When Dogs Roamed Wild
The first dogs were likely descended from wolves that made their homes near camps of hunter-gathering people. These wolves would have scavenged scraps and carcasses left in waste pits by the people. As the two groups became more familiar with each other, the wolves became part of camp life.
There is still a lot of debate about when exactly dogs became domesticated. Most evidence points to it being a gradual process that was in full force by around 10,000 years ago. Some researchers believe there were separate domestication processes at work: one in Europe and another in Asia. What is known is that dogs were the first domesticated animal.
Dogs may not have been the first wild animals to be kept as pets, however. Researchers have found evidence of baby animals being kept for amusement in even very early archaeological sites. However, there is no evidence of adult animals, meaning the babies were either released into the wild, eaten, or met some other fate.
By 7,000 years ago, give or take a thousand years, dogs were living and traveling with their human families. They had taken on a more permanent role. Scientists believe early domesticated dogs were used as working animals for hunting, protection, and pulling heavy loads. Some were likely kept for their fur and as a source of food.

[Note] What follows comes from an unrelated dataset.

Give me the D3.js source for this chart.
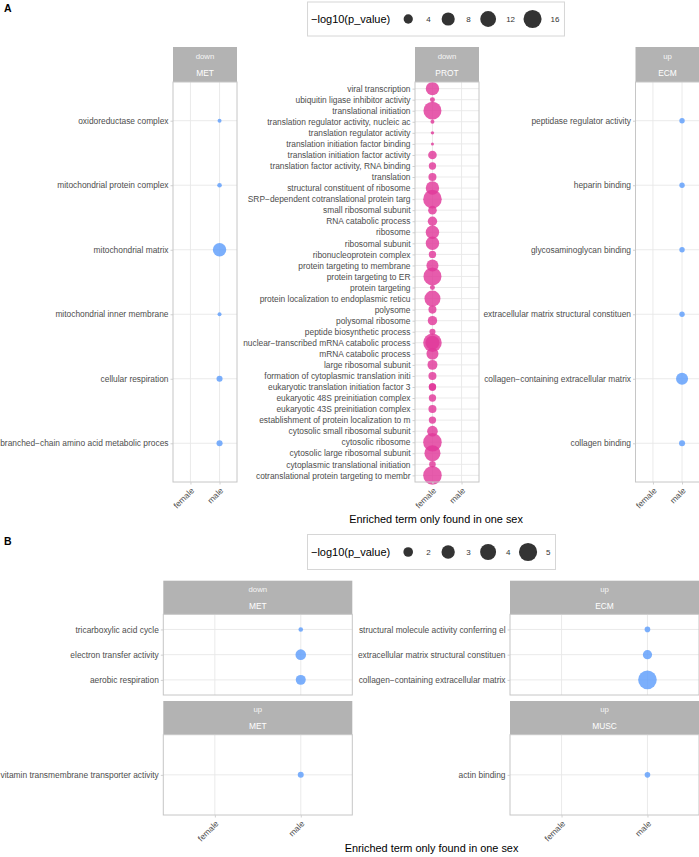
<!DOCTYPE html>
<html><head><meta charset="utf-8">
<script src="https://cdn.jsdelivr.net/npm/d3@7"></script>
<style>body{margin:0;background:#fff}svg{display:block}text{font-family:"Liberation Sans",Arial,Helvetica,sans-serif}</style>
</head><body><svg id="c" width="699" height="857"></svg>
<script>
// ---------------- DATA ----------------
const sexLevels = ["female", "male"];
const legendBreaksA = [4, 8, 12, 16];
const legendBreaksB = [2, 3, 4, 5];
const sizeLimitsA = [1.5, 17];
const sizeLimitsB = [1.3, 5.2];
const xTitle = "Enriched term only found in one sex";
const legendTitle = "\u2212log10(p_value)";

// Panel A — down / MET (male); terms listed bottom to top
const aMetTerms = ["branched\u2212chain amino acid metabolic proces", "cellular respiration",
  "mitochondrial inner membrane", "mitochondrial matrix", "mitochondrial protein complex", "oxidoreductase complex"];
const aMetValues = [2.1, 2.1, 1.56, 8.4, 1.66, 1.56];

// Panel A — down / PROT (female)
const aProtTerms = ["cotranslational protein targeting to membr", "cytoplasmic translational initiation",
  "cytosolic large ribosomal subunit", "cytosolic ribosome", "cytosolic small ribosomal subunit",
  "establishment of protein localization to m", "eukaryotic 43S preinitiation complex",
  "eukaryotic 48S preinitiation complex", "eukaryotic translation initiation factor 3",
  "formation of cytoplasmic translation initi", "large ribosomal subunit", "mRNA catabolic process",
  "nuclear\u2212transcribed mRNA catabolic process", "peptide biosynthetic process", "polysomal ribosome",
  "polysome", "protein localization to endoplasmic reticu", "protein targeting", "protein targeting to ER",
  "protein targeting to membrane", "ribonucleoprotein complex", "ribosomal subunit", "ribosome",
  "RNA catabolic process", "small ribosomal subunit", "SRP\u2212dependent cotranslational protein targ",
  "structural constituent of ribosome", "translation", "translation factor activity, RNA binding",
  "translation initiation factor activity", "translation initiation factor binding",
  "translation regulator activity", "translation regulator activity, nucleic ac",
  "translational initiation", "ubiquitin ligase inhibitor activity", "viral transcription"];
const aProtValues = [16.9, 2.3, 12.3, 16.9, 5.2, 2.7, 3.1, 2.7, 2.7, 3.1, 4.6, 6.7, 16.9, 2.1, 4.1, 3.1,
  12.3, 1.75, 15.8, 6.7, 2.7, 8.4, 8.4, 4.1, 3.5, 16.9, 8.4, 3.1, 2.7, 3.5, 1.5, 1.51, 1.56, 15.8, 1.75, 8.4];
// repeated (overlapping) entries in PROT
const aProtExtraTerms = ["nuclear\u2212transcribed mRNA catabolic process", "eukaryotic translation initiation factor 3"];
const aProtExtraValues = [9.2, 2.7];

// Panel A — up / ECM (male)
const aEcmTerms = ["collagen binding", "collagen\u2212containing extracellular matrix",
  "extracellular matrix structural constituen", "glycosaminoglycan binding", "heparin binding",
  "peptidase regulator activity"];
const aEcmValues = [2.1, 6.7, 1.86, 1.86, 1.86, 1.86];

// Panel B — down / MET (male)
const bMetDownTerms = ["aerobic respiration", "electron transfer activity", "tricarboxylic acid cycle"];
const bMetDownValues = [2.08, 2.22, 1.34];
// Panel B — up / ECM (male)
const bEcmTerms = ["collagen\u2212containing extracellular matrix", "extracellular matrix structural constituen",
  "structural molecule activity conferring el"];
const bEcmValues = [5.2, 1.92, 1.41];
// Panel B — up / MET (male)
const bMetUpTerms = ["vitamin transmembrane transporter activity"];
const bMetUpValues = [1.44];
// Panel B — up / MUSC (male)
const bMuscTerms = ["actin binding"];
const bMuscValues = [1.41];

// ---------------- DRAWING ----------------
const svg = d3.select("#c");
const FONT = '"Liberation Sans", Arial, Helvetica, sans-serif';
const sexColor = d3.scaleOrdinal().domain(sexLevels).range(["#E0389A", "#5E9DFB"]);

function sizeScale(lims) {
  const t = d3.scaleLinear().domain(lims).range([0, 1]).clamp(true);
  const r = d3.scaleLinear().domain([0, 1]).range([1.5, 9.3]);
  return v => r(Math.sqrt(t(v)));
}

function makeFacet(dir, cat, sex, terms, values, extraTerms, extraValues) {
  const pts = terms.map((t, i) => ({term: t, sex: sex, v: values[i]}));
  (extraTerms || []).forEach((t, i) => pts.push({term: t, sex: sex, v: extraValues[i]}));
  return {dir, cat, terms, pts};
}

function drawFacet(f, box, rOf, showX) {
  const g = svg.append("g");
  const w = box.x1 - box.x0;
  const sh = box.panelTop - box.stripTop;
  g.append("rect").attr("x", box.x0).attr("y", box.stripTop).attr("width", w).attr("height", sh).attr("fill", "#b3b3b3");
  g.append("text").attr("x", box.x0 + w / 2).attr("y", box.stripTop + sh * 0.26).attr("dy", "0.35em")
    .attr("text-anchor", "middle").attr("fill", "#f5f5f5").attr("font-size", 7.8).text(f.dir);
  g.append("text").attr("x", box.x0 + w / 2).attr("y", box.stripTop + sh * 0.75).attr("dy", "0.35em")
    .attr("text-anchor", "middle").attr("fill", "#ffffff").attr("font-size", 8.4).text(f.cat);

  const x = d3.scalePoint().domain(sexLevels).range([box.x0, box.x1]).padding(0.6);
  const y = d3.scalePoint().domain(f.terms).range([box.panelBottom, box.panelTop]).padding(0.6);

  g.selectAll(null).data(f.terms).join("line")
    .attr("x1", box.x0).attr("x2", box.x1).attr("y1", d => y(d)).attr("y2", d => y(d))
    .attr("stroke", "#e8e8e8").attr("stroke-width", 0.9);
  g.selectAll(null).data(sexLevels).join("line")
    .attr("x1", d => x(d)).attr("x2", d => x(d)).attr("y1", box.panelTop).attr("y2", box.panelBottom)
    .attr("stroke", "#e8e8e8").attr("stroke-width", 0.9);

  const ya = g.append("g").attr("transform", `translate(${box.x0},0)`)
    .call(d3.axisLeft(y).tickSize(2.5).tickPadding(2));
  ya.attr("font-family", FONT).attr("font-size", 8.4);
  ya.select(".domain").remove();
  ya.selectAll("line").attr("stroke", "#d0d0d0");
  ya.selectAll("text").attr("fill", "#4d4d4d");

  g.selectAll(null).data(f.pts).join("circle")
    .attr("cx", d => x(d.sex)).attr("cy", d => y(d.term)).attr("r", d => rOf(d.v))
    .attr("fill", d => sexColor(d.sex)).attr("fill-opacity", 0.82);

  g.append("rect").attr("x", box.x0).attr("y", box.panelTop).attr("width", w)
    .attr("height", box.panelBottom - box.panelTop).attr("fill", "none").attr("stroke", "#c6c6c6").attr("stroke-width", 1);

  if (showX) {
    const xa = g.append("g").attr("transform", `translate(0,${box.panelBottom})`)
      .call(d3.axisBottom(x).tickSize(2.5));
    xa.attr("font-family", FONT).attr("font-size", 8.4);
    xa.select(".domain").remove();
    xa.selectAll("line").attr("stroke", "#d0d0d0");
    xa.selectAll("text").attr("fill", "#4d4d4d").attr("x", 0).attr("y", 0).attr("dy", "0.71em")
      .attr("text-anchor", "end").attr("transform", "translate(-0.5,5) rotate(-45)");
  }
}

function drawLegend(breaks, rOf, cx, top, height) {
  const g = svg.append("g");
  const midY = top + height / 2;
  const title = g.append("text").attr("y", midY).attr("dy", "0.35em").attr("font-size", 11).attr("fill", "#000").text(legendTitle);
  const titleW = title.node().getComputedTextLength();
  let cursor = titleW;
  const items = [];
  breaks.forEach(b => {
    const c = cursor + 18;
    const lab = g.append("text").attr("y", midY).attr("dy", "0.35em").attr("font-size", 8).attr("fill", "#333").text(b);
    const lw = lab.node().getComputedTextLength();
    items.push({b, c, lab, lx: c + 18});
    cursor = c + 18 + lw - 0.5;
  });
  const innerW = cursor + 5.5;
  const pad = 3.5;
  const boxW = innerW + pad;
  const left = cx - boxW / 2;
  g.insert("rect", ":first-child").attr("x", left).attr("y", top).attr("width", boxW).attr("height", height)
    .attr("fill", "#fff").attr("stroke", "#d6d6d6").attr("stroke-width", 1);
  title.attr("x", left + pad);
  items.forEach(it => {
    g.append("circle").attr("cx", left + pad + it.c).attr("cy", midY).attr("r", rOf(it.b)).attr("fill", "#333");
    it.lab.attr("x", left + pad + it.lx);
  });
}

// ----- Panel A -----
const rA = sizeScale(sizeLimitsA);
svg.append("text").attr("x", 4).attr("y", 12).attr("font-size", 10.5).attr("font-weight", "bold").text("A");
const aFacets = [
  makeFacet("down", "MET", "male", aMetTerms, aMetValues),
  makeFacet("down", "PROT", "female", aProtTerms, aProtValues, aProtExtraTerms, aProtExtraValues),
  makeFacet("up", "ECM", "male", aEcmTerms, aEcmValues)
];
const aCols = [[173, 237], [415, 479], [635.5, 699.5]];
aFacets.forEach((f, i) => drawFacet(f, {x0: aCols[i][0], x1: aCols[i][1], stripTop: 47, panelTop: 82, panelBottom: 482}, rA, true));
drawLegend(legendBreaksA, rA, 436, 2, 34);
svg.append("text").attr("x", 436).attr("y", 519).attr("dy", "0.35em").attr("text-anchor", "middle")
  .attr("font-size", 10.9).attr("fill", "#000").text(xTitle);

// ----- Panel B -----
const rB = sizeScale(sizeLimitsB);
svg.append("text").attr("x", 4).attr("y", 545).attr("font-size", 10.5).attr("font-weight", "bold").text("B");
const bFacets = [
  makeFacet("down", "MET", "male", bMetDownTerms, bMetDownValues),
  makeFacet("up", "ECM", "male", bEcmTerms, bEcmValues),
  makeFacet("up", "MET", "male", bMetUpTerms, bMetUpValues),
  makeFacet("up", "MUSC", "male", bMuscTerms, bMuscValues)
];
const bCols = [[163.3, 352.3], [510, 699]];
const bRows = [{stripTop: 580.7, panelTop: 614.3, panelBottom: 695}, {stripTop: 701, panelTop: 734.7, panelBottom: 815}];
bFacets.forEach((f, i) => {
  const c = bCols[i % 2], r = bRows[Math.floor(i / 2)];
  drawFacet(f, {x0: c[0], x1: c[1], stripTop: r.stripTop, panelTop: r.panelTop, panelBottom: r.panelBottom}, rB, i >= 2);
});
drawLegend(legendBreaksB, rB, 431.5, 534.5, 35);
svg.append("text").attr("x", 431.5).attr("y", 848).attr("dy", "0.35em").attr("text-anchor", "middle")
  .attr("font-size", 10.9).attr("fill", "#000").text(xTitle);
</script></body></html>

Dogs as Companions and More
Today, in countries around the globe, dogs are often kept as pets in homes. They receive routine medical care, wear clothes, and snuggle on therapeutic pet beds in the winter. They are friends, family, and companions.
Some dogs aren't just for companionship. Trained working dogs help with farm tasks or serve as a means of protection. Law enforcement and the military uses dogs to sniff out explosives, drugs, and other unsafe substances. They can also be trained to find missing people and cadavers after an emergency or disaster.
People with disabilities use specially-trained dogs as service animals. They can fill in as a spare set of eyes or ears, detect seizures or panic attacks, and even alert you if your blood sugar drops too low.
Descended from wolves, dogs were the first truly domesticated pets. While no one is sure exactly when dogs first became domesticated, it is known that they have lived and traveled with groups of people for thousands of years. New DNA research is constantly uncovering connections, patterns of movement, and ancestral links between dogs and their distant relatives, so it may just be a matter of time before we know more about when dogs first became pampered pets.